# [WORK REQUIRED]
Return nothing but the lines from the one with "Give me the matplotlib source for this chart." through the one with "ax.spines['bottom'].set_linewidth(1.5)" in the data below, word for word and without pictures.

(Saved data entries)
________

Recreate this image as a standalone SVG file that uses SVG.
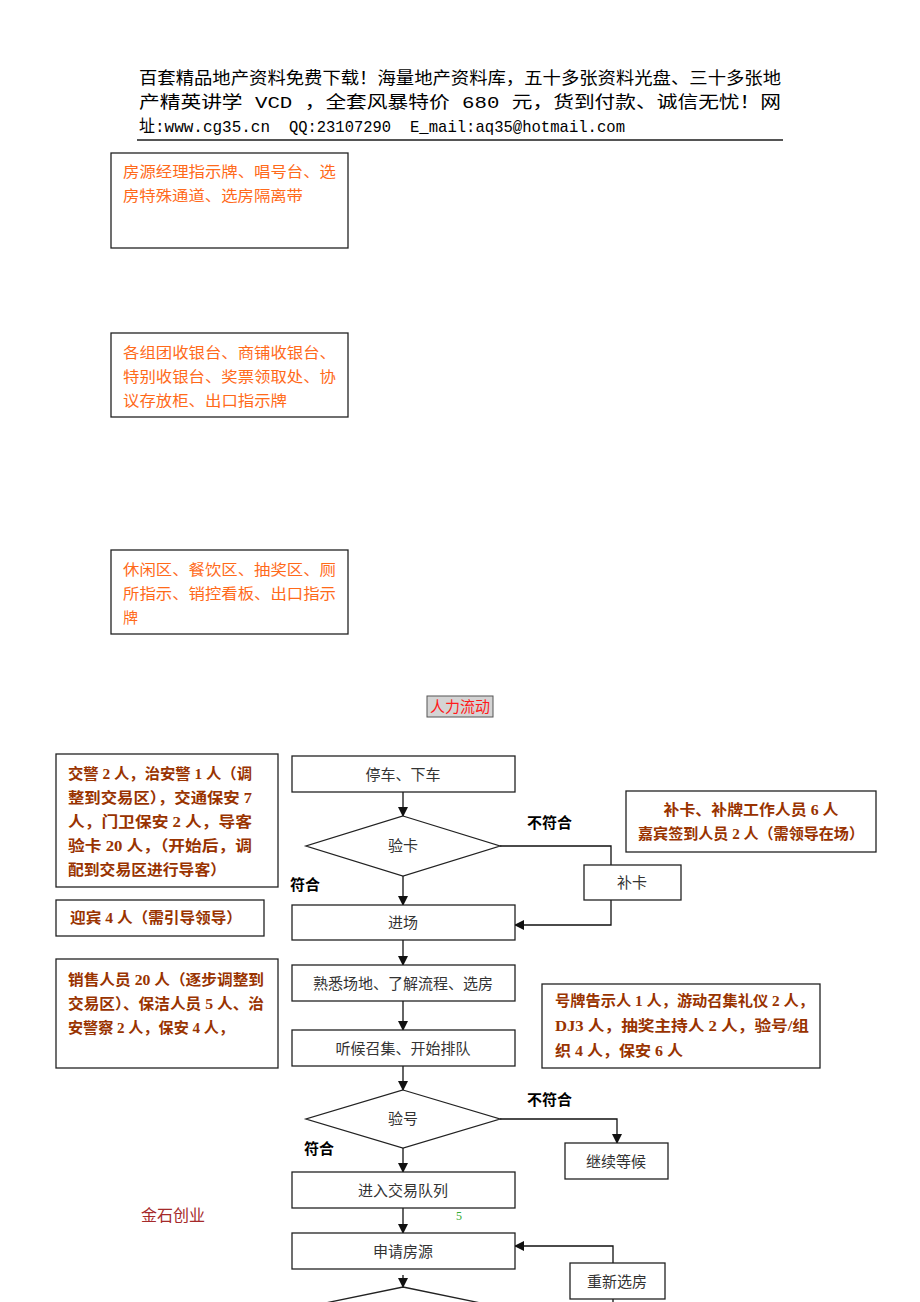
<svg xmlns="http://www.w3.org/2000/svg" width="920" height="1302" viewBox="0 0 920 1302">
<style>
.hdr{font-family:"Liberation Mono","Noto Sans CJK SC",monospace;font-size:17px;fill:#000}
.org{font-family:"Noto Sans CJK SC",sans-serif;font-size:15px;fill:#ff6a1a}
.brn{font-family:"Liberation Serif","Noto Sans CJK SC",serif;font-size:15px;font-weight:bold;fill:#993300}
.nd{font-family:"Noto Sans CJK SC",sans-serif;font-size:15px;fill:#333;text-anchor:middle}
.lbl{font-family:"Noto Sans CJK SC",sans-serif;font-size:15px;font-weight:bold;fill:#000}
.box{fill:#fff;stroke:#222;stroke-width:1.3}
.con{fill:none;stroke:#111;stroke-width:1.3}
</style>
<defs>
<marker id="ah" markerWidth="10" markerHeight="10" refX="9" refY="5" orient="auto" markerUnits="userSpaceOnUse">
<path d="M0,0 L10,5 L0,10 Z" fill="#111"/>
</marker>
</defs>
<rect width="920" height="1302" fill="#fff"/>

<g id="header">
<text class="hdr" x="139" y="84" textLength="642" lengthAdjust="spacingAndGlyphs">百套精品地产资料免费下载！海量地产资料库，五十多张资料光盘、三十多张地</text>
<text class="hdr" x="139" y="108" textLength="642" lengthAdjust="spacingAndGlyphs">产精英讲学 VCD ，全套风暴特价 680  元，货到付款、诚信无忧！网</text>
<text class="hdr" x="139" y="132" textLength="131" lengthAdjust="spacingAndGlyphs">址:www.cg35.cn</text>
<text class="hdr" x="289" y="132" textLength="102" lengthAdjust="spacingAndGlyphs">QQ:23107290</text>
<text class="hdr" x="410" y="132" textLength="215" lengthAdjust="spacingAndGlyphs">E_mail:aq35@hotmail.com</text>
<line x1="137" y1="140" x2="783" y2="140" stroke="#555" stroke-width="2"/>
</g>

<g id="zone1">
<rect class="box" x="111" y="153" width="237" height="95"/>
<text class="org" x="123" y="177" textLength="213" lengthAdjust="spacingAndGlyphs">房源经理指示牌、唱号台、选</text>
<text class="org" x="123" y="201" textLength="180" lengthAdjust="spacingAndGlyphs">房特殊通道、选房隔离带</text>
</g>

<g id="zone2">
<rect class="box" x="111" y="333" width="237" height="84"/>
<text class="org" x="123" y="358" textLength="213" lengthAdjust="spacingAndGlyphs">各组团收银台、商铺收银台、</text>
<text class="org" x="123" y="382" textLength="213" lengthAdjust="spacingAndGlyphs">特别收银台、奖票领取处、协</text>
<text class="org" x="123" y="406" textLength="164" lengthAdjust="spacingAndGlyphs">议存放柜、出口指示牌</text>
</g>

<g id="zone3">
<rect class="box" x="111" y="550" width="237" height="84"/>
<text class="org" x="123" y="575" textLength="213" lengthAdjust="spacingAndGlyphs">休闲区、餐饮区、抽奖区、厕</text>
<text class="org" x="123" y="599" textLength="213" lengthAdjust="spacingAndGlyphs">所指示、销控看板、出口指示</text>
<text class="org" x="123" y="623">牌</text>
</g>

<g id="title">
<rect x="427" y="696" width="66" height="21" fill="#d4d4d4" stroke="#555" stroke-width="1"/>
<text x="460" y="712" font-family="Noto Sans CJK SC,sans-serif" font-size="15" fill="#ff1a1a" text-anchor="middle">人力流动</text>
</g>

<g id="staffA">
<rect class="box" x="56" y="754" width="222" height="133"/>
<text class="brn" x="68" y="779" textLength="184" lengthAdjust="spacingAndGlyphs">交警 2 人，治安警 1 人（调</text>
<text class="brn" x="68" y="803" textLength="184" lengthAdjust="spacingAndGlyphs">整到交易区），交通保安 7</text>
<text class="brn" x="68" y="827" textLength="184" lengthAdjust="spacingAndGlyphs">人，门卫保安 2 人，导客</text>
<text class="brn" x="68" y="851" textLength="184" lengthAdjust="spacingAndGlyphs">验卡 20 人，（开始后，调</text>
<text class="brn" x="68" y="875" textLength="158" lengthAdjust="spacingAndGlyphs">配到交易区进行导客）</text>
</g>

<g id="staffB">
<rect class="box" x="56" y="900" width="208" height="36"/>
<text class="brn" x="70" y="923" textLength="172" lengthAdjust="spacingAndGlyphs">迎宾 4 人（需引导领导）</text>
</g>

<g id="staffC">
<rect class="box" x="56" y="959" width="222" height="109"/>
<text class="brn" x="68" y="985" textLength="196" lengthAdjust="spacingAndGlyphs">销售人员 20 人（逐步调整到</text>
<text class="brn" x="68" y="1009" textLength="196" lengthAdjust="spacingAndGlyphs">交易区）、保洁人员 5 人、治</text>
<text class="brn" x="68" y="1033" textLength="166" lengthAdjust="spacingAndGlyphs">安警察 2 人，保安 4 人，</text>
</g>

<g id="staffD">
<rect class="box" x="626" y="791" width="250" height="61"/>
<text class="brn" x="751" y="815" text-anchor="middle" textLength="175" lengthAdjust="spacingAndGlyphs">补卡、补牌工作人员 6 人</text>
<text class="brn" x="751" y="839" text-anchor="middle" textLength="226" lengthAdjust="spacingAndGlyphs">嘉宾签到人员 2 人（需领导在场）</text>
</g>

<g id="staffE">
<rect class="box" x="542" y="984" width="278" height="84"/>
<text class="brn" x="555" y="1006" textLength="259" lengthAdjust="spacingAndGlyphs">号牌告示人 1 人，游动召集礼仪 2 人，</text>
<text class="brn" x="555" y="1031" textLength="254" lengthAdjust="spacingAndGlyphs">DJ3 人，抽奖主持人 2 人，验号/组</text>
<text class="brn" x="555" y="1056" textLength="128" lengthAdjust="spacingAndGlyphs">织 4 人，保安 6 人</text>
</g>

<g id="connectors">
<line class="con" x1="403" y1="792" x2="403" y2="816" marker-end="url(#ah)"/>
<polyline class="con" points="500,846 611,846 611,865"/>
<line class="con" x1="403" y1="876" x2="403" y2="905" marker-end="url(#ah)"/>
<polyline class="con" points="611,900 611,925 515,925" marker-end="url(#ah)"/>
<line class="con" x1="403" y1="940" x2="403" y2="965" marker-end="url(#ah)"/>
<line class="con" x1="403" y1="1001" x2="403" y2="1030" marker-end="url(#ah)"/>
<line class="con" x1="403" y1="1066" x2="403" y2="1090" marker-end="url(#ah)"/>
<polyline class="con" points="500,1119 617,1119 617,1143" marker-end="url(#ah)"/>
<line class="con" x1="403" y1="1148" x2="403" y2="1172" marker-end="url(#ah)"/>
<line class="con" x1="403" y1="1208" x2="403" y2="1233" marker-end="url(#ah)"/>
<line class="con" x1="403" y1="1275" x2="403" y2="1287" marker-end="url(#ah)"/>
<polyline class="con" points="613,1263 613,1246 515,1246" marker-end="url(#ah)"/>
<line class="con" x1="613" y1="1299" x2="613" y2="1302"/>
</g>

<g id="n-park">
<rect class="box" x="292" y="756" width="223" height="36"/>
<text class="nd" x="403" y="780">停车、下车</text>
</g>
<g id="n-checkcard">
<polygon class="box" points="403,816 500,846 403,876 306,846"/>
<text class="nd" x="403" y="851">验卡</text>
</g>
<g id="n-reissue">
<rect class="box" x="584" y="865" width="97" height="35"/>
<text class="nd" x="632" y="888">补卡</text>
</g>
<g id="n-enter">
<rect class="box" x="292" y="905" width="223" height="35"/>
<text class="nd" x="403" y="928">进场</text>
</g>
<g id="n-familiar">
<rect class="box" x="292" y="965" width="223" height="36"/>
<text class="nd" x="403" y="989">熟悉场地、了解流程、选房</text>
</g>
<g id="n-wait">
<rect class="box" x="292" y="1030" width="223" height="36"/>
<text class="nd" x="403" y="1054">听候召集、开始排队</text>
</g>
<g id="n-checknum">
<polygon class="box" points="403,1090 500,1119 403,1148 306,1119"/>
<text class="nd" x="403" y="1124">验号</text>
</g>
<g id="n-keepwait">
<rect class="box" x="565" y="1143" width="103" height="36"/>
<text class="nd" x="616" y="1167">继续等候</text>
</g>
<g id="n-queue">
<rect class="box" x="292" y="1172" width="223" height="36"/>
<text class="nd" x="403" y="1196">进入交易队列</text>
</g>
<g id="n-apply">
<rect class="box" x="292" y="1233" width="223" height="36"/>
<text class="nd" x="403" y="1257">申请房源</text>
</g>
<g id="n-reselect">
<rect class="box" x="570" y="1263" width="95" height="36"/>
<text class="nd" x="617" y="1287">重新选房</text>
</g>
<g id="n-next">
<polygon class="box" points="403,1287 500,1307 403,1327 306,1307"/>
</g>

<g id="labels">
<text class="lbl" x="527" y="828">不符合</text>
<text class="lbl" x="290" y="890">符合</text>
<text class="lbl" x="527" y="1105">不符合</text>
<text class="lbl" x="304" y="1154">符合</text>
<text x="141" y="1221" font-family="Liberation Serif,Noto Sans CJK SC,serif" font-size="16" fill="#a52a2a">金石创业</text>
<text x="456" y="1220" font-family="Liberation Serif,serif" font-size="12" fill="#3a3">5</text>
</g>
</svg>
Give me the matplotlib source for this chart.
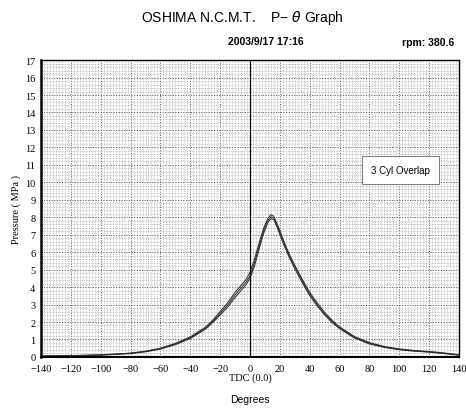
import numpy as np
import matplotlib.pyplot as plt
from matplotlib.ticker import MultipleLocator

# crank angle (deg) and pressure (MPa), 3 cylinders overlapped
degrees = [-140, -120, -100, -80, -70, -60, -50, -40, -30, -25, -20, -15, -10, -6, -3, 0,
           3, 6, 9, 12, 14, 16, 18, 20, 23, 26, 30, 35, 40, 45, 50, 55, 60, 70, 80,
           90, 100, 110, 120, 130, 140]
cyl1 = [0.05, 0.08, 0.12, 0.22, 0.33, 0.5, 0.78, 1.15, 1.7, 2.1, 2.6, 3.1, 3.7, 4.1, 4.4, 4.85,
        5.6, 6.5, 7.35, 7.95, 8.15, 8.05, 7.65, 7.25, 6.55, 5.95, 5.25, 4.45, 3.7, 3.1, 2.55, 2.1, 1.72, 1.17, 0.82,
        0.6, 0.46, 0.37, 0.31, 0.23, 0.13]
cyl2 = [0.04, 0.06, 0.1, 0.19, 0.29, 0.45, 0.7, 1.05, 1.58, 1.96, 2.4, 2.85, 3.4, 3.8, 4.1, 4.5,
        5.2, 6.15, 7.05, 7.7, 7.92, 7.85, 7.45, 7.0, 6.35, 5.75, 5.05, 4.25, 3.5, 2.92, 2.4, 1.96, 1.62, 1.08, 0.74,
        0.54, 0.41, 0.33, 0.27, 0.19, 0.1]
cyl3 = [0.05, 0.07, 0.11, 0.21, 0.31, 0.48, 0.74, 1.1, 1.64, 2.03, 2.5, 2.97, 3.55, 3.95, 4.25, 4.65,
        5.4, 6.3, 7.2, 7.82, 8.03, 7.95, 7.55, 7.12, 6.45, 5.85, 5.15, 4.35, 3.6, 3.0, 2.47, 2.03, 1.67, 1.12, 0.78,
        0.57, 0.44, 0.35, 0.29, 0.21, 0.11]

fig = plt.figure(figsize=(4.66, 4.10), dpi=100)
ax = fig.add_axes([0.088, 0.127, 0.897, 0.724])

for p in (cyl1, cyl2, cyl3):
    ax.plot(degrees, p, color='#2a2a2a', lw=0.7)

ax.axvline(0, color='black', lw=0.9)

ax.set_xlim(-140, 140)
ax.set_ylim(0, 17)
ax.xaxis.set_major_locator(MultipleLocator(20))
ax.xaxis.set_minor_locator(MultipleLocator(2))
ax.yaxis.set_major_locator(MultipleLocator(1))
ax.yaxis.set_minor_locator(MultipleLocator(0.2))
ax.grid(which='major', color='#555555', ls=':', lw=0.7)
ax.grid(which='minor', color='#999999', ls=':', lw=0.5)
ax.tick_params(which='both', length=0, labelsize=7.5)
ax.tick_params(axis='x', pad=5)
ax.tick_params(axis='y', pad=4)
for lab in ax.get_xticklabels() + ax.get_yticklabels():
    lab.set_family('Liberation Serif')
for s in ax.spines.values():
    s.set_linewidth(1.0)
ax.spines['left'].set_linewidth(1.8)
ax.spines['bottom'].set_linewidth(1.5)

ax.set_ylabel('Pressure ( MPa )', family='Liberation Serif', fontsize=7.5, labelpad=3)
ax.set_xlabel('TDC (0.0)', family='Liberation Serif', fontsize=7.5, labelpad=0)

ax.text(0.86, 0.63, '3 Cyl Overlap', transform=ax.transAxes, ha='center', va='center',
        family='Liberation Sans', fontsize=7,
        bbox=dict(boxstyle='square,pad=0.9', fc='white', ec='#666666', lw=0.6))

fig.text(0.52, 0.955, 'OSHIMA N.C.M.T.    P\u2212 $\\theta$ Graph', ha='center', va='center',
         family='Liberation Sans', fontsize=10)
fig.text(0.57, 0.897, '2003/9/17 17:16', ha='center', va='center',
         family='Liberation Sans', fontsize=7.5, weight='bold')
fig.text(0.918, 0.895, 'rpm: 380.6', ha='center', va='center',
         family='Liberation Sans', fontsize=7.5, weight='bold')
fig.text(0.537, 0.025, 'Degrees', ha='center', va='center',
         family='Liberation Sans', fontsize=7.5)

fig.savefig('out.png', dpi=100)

________

# [SOLUTION BELOW]
Give me the matplotlib source for this chart.
import numpy as np
import matplotlib.pyplot as plt
from matplotlib.ticker import MultipleLocator

# crank angle (deg) and pressure (MPa), 3 cylinders overlapped
degrees = [-140, -120, -100, -80, -70, -60, -50, -40, -30, -25, -20, -15, -10, -6, -3, 0,
           3, 6, 9, 12, 14, 16, 18, 20, 23, 26, 30, 35, 40, 45, 50, 55, 60, 70, 80,
           90, 100, 110, 120, 130, 140]
cyl1 = [0.05, 0.08, 0.12, 0.22, 0.33, 0.5, 0.78, 1.15, 1.7, 2.1, 2.6, 3.1, 3.7, 4.1, 4.4, 4.85,
        5.6, 6.5, 7.35, 7.95, 8.15, 8.05, 7.65, 7.25, 6.55, 5.95, 5.25, 4.45, 3.7, 3.1, 2.55, 2.1, 1.72, 1.17, 0.82,
        0.6, 0.46, 0.37, 0.31, 0.23, 0.13]
cyl2 = [0.04, 0.06, 0.1, 0.19, 0.29, 0.45, 0.7, 1.05, 1.58, 1.96, 2.4, 2.85, 3.4, 3.8, 4.1, 4.5,
        5.2, 6.15, 7.05, 7.7, 7.92, 7.85, 7.45, 7.0, 6.35, 5.75, 5.05, 4.25, 3.5, 2.92, 2.4, 1.96, 1.62, 1.08, 0.74,
        0.54, 0.41, 0.33, 0.27, 0.19, 0.1]
cyl3 = [0.05, 0.07, 0.11, 0.21, 0.31, 0.48, 0.74, 1.1, 1.64, 2.03, 2.5, 2.97, 3.55, 3.95, 4.25, 4.65,
        5.4, 6.3, 7.2, 7.82, 8.03, 7.95, 7.55, 7.12, 6.45, 5.85, 5.15, 4.35, 3.6, 3.0, 2.47, 2.03, 1.67, 1.12, 0.78,
        0.57, 0.44, 0.35, 0.29, 0.21, 0.11]

fig = plt.figure(figsize=(4.66, 4.10), dpi=100)
ax = fig.add_axes([0.088, 0.127, 0.897, 0.724])

for p in (cyl1, cyl2, cyl3):
    ax.plot(degrees, p, color='#2a2a2a', lw=0.7)

ax.axvline(0, color='black', lw=0.9)

ax.set_xlim(-140, 140)
ax.set_ylim(0, 17)
ax.xaxis.set_major_locator(MultipleLocator(20))
ax.xaxis.set_minor_locator(MultipleLocator(2))
ax.yaxis.set_major_locator(MultipleLocator(1))
ax.yaxis.set_minor_locator(MultipleLocator(0.2))
ax.grid(which='major', color='#555555', ls=':', lw=0.7)
ax.grid(which='minor', color='#999999', ls=':', lw=0.5)
ax.tick_params(which='both', length=0, labelsize=7.5)
ax.tick_params(axis='x', pad=5)
ax.tick_params(axis='y', pad=4)
for lab in ax.get_xticklabels() + ax.get_yticklabels():
    lab.set_family('Liberation Serif')
for s in ax.spines.values():
    s.set_linewidth(1.0)
ax.spines['left'].set_linewidth(1.8)
ax.spines['bottom'].set_linewidth(1.5)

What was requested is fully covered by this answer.